Chief Judge Sleet of the District Court has denied the emergency request of Hybrid Tech Holdings, LLC (“Hybrid”) for leave to appeal the Bankruptcy Court’s order capping for cause Hybrid’s credit bid as well as Hybrid’s emergency request for direct certification to the Third Circuit.  As discussed previously on this blog, on January 17, 2014, Chief Judge Kevin Gross limited Hybrid’s entitlement to credit bid its claim at bankrupt-Fisker’s asset sale, reducing the bid from the requested $75 million to $25 million, and thus, paving the way for a public auction of Fisker’s assets with Hybrid and Wanxiang America Corporation (“Wanxiang”) as the leading contenders.  The Bankruptcy Court’s January 17 Memorandum Opinion can be found here.

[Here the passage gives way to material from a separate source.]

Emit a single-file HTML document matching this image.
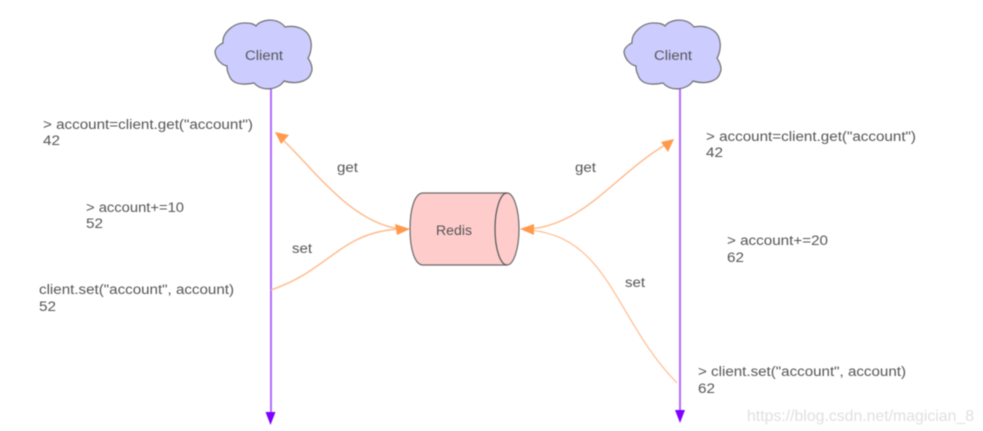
<!DOCTYPE html>
<html>
<head>
<meta charset="utf-8">
<style>
html,body{margin:0;padding:0;background:#fff;}
svg{display:block;}
text{font-family:"Liberation Sans",sans-serif;font-size:13.5px;fill:#555;transform:translateY(0.8px);}
</style>
</head>
<body>
<svg width="983" height="431" viewBox="0 0 983 431" xmlns="http://www.w3.org/2000/svg">
<defs>
<path id="cloud" d="M223 43 C222 33 234 22 246 23 C250 23 254 24 256 26 C260 20 276 16 285 27 C295 25 309 28 311 42 C312 48 310 55 308 58 C312 64 313 70 311 73 C309 81 297 85 284 81 C278 90 262 92 254 83 C244 85 232 85 229 75 C227 71 227 69 227 66 C222 65 216 60 215 52 C215 48 220 44 223 43 Z"/>
</defs>
<g style="filter:blur(0.4px)">
<!-- lifelines -->
<line x1="271" y1="89" x2="271" y2="413" stroke="#b26bff" stroke-width="2"/>
<polygon points="265.5,412 275.5,412 270.5,425" fill="#8000ff"/>
<line x1="680" y1="89" x2="680" y2="411" stroke="#b26bff" stroke-width="2"/>
<polygon points="675,410 685,410 680,423" fill="#8000ff"/>

<!-- clouds -->
<use href="#cloud" fill="#ccccff" stroke="#6e6e6e" stroke-width="1.2"/>
<use href="#cloud" transform="translate(409,0)" fill="#ccccff" stroke="#6e6e6e" stroke-width="1.2"/>
<text x="245" y="59" textLength="38" lengthAdjust="spacingAndGlyphs">Client</text>
<text x="654" y="59" textLength="38" lengthAdjust="spacingAndGlyphs">Client</text>

<!-- connectors -->
<g fill="none" stroke="#ffb98a" stroke-width="1.4">
<path d="M280 137 C315 170 350 222 400 229"/>
<path d="M271 290 C330 270 340 232 400 229"/>
<path d="M530 229 C585 224 615 175 665 145"/>
<path d="M530 230 C610 238 615 320 677 383" stroke-width="1.1"/>
</g>
<g fill="#ff9a4d">
<polygon points="275,132 289,135 281,144"/>
<polygon points="410,229 395,224 397,235"/>
<polygon points="674,139 661,142 668,152"/>
<polygon points="520,229 534,224 534,235"/>
</g>

<!-- redis -->
<path d="M423 193 L507 193 A12 36 0 0 1 507 265 L423 265 C415 265 410 250 410 229 C410 208 415 193 423 193 Z" fill="#ffcccc" stroke="#6a6a6a" stroke-width="1.2"/>
<path d="M507 193 A12 36 0 0 0 507 265" fill="none" stroke="#555" stroke-width="1.2"/>
<text x="436" y="234" textLength="36" lengthAdjust="spacingAndGlyphs">Redis</text>

<!-- labels -->
<text x="337" y="171" textLength="21" lengthAdjust="spacingAndGlyphs">get</text>
<text x="292" y="252" textLength="20" lengthAdjust="spacingAndGlyphs">set</text>
<text x="575" y="171" textLength="21" lengthAdjust="spacingAndGlyphs">get</text>
<text x="625" y="286" textLength="20" lengthAdjust="spacingAndGlyphs">set</text>

<text x="43" y="128" textLength="210" lengthAdjust="spacingAndGlyphs">&gt; account=client.get("account")</text>
<text x="43" y="144" textLength="17" lengthAdjust="spacingAndGlyphs">42</text>
<text x="86" y="211" textLength="98" lengthAdjust="spacingAndGlyphs">&gt; account+=10</text>
<text x="86" y="227" textLength="17" lengthAdjust="spacingAndGlyphs">52</text>
<text x="39" y="293" textLength="195" lengthAdjust="spacingAndGlyphs">client.set("account", account)</text>
<text x="39" y="310" textLength="17" lengthAdjust="spacingAndGlyphs">52</text>

<text x="706" y="140" textLength="210" lengthAdjust="spacingAndGlyphs">&gt; account=client.get("account")</text>
<text x="706" y="156" textLength="17" lengthAdjust="spacingAndGlyphs">42</text>
<text x="727" y="244" textLength="101" lengthAdjust="spacingAndGlyphs">&gt; account+=20</text>
<text x="727" y="261" textLength="17" lengthAdjust="spacingAndGlyphs">62</text>
<text x="698" y="375" textLength="208" lengthAdjust="spacingAndGlyphs">&gt; client.set("account", account)</text>
<text x="698" y="392" textLength="17" lengthAdjust="spacingAndGlyphs">62</text>

<text x="747" y="420" textLength="227" lengthAdjust="spacingAndGlyphs" style="font-size:16px;fill:#e0e0e0">https://blog.csdn.net/magician_8</text>
</g>
</svg>
</body>
</html>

With respect to its denial of Hybrid’s appeal request, the District Court in the first instance held that the Bankruptcy Court’s order was not final and appealable as of right.  In holding so, the Court noted the “work left” for the Bankruptcy Court with respect to Hybrid’s credit bid and the sale process as well as the remedies available to Hybrid should the auction proceed and a court ultimately determine that Hybrid’s bid should not have been capped.  More specifically, the Court highlighted, among other things, open issues as to the extent of Hybrid’s secured claim and sale proceed allocation as well as Hybrid’s ability to receive a cash return if successful at the auction and ultimately deemed entitled to a full credit bid.

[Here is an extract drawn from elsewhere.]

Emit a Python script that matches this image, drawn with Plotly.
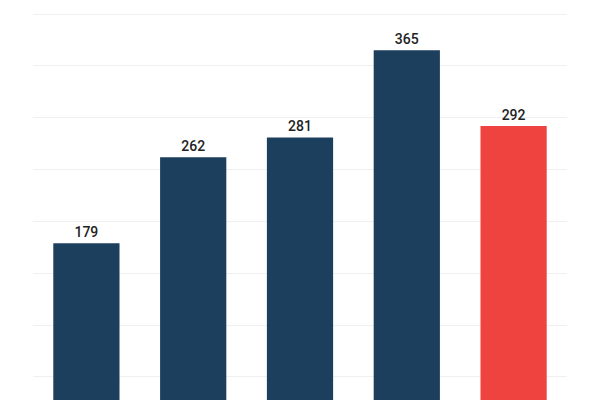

Turning next to its denial of leave to appeal the interlocutory order, the District Court held that Hybrid failed to demonstrate the governing factors of 28 U.S.C. § 158(a)(3), namely that “such order involves a controlling question of law as to which there is substantial ground for difference of opinion”, “that an immediate appeal from the order may materially advance the ultimate termination of the litigation”, and that exceptional circumstances exist to “justify a departure from the basic policy of postponing a review until after the entry of final judgment.”  Importantly, the Court concluded that no substantial grounds for a difference of opinion exist with respect to the foundation of the Bankruptcy Court’s ruling – that a right to credit bid may be limited for cause under section 363(k) in order “to foster a competitive bidding environment” (a principle recognized by the Third Circuit in its 2010 decision In re Philadelphia Newspapers, LLC, 599 F.3d 298 (3d Cir. 2010)).  Moreover, given the many issues still unresolved in Fisker’s “complex, multi-step” bankruptcy cases as well as Hybrid’s available remedies to it should the auction proceed, the Court perceived an immediate appeal more likely to impede, rather than hasten, the cases.

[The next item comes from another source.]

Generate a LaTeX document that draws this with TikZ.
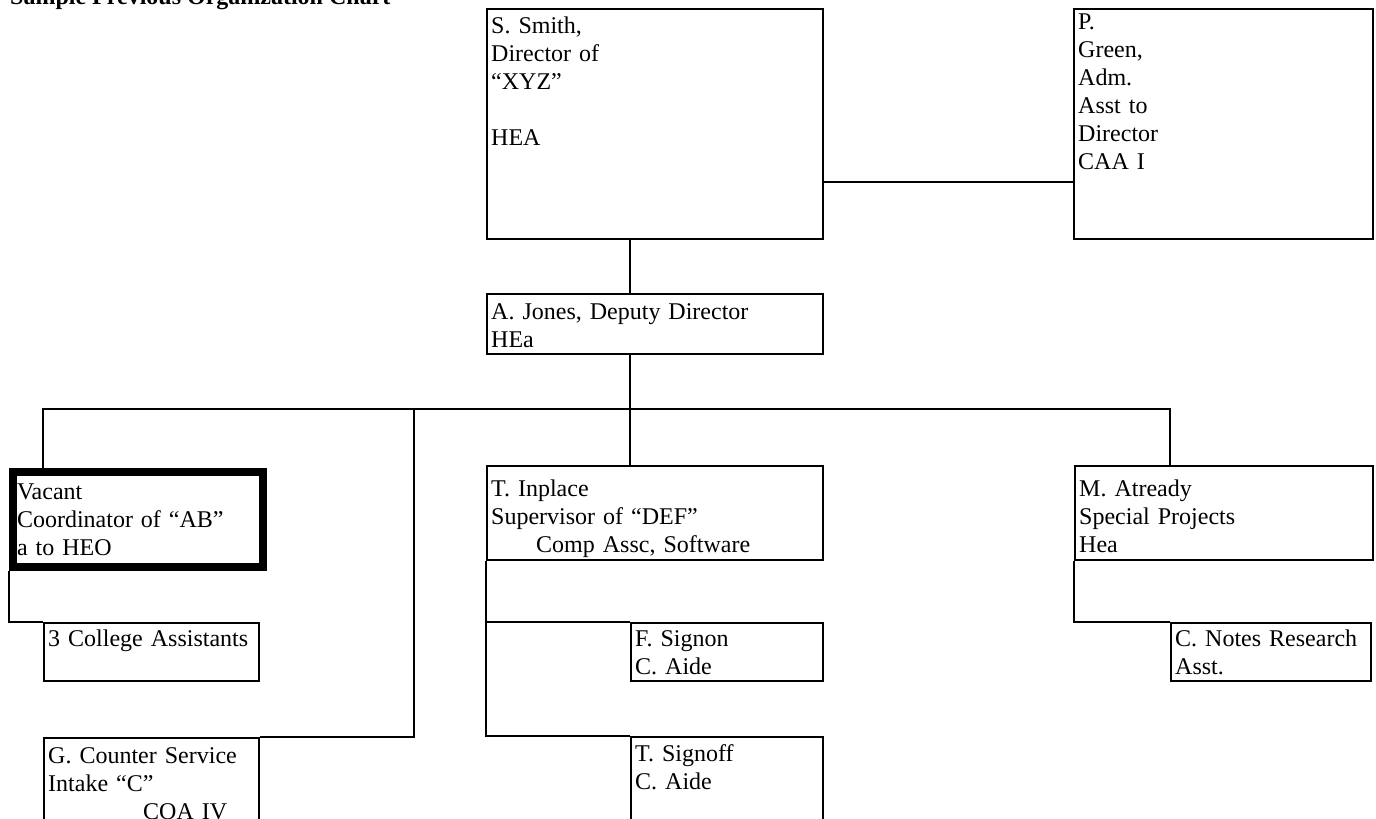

The aforementioned holdings were relied upon by the Court a few days later to deny Hybrid’s emergency request for direct certification to the Third Circuit.  Interestingly, the Court expressed its frustration with Hybrid’s “barrage of ‘emergency’ motions of dubious merit and even more doubtful urgency”, precluding it from filing any additional motions regarding the credit bid order.

Much has been, and will likely be, said about the potential effects of Judge Gross’s decision on credit bid rights and future § 363 asset sales.  Only time will tell whether such predictions come true.  However, what is known now is that a public auction of Fisker’s assets was held, with Wanxiang defeating Hybrid to emerge as the successful purchaser with a winning bid of approximately $149 million – almost double the amount of Hybrid’s requested credit bid of $75 million.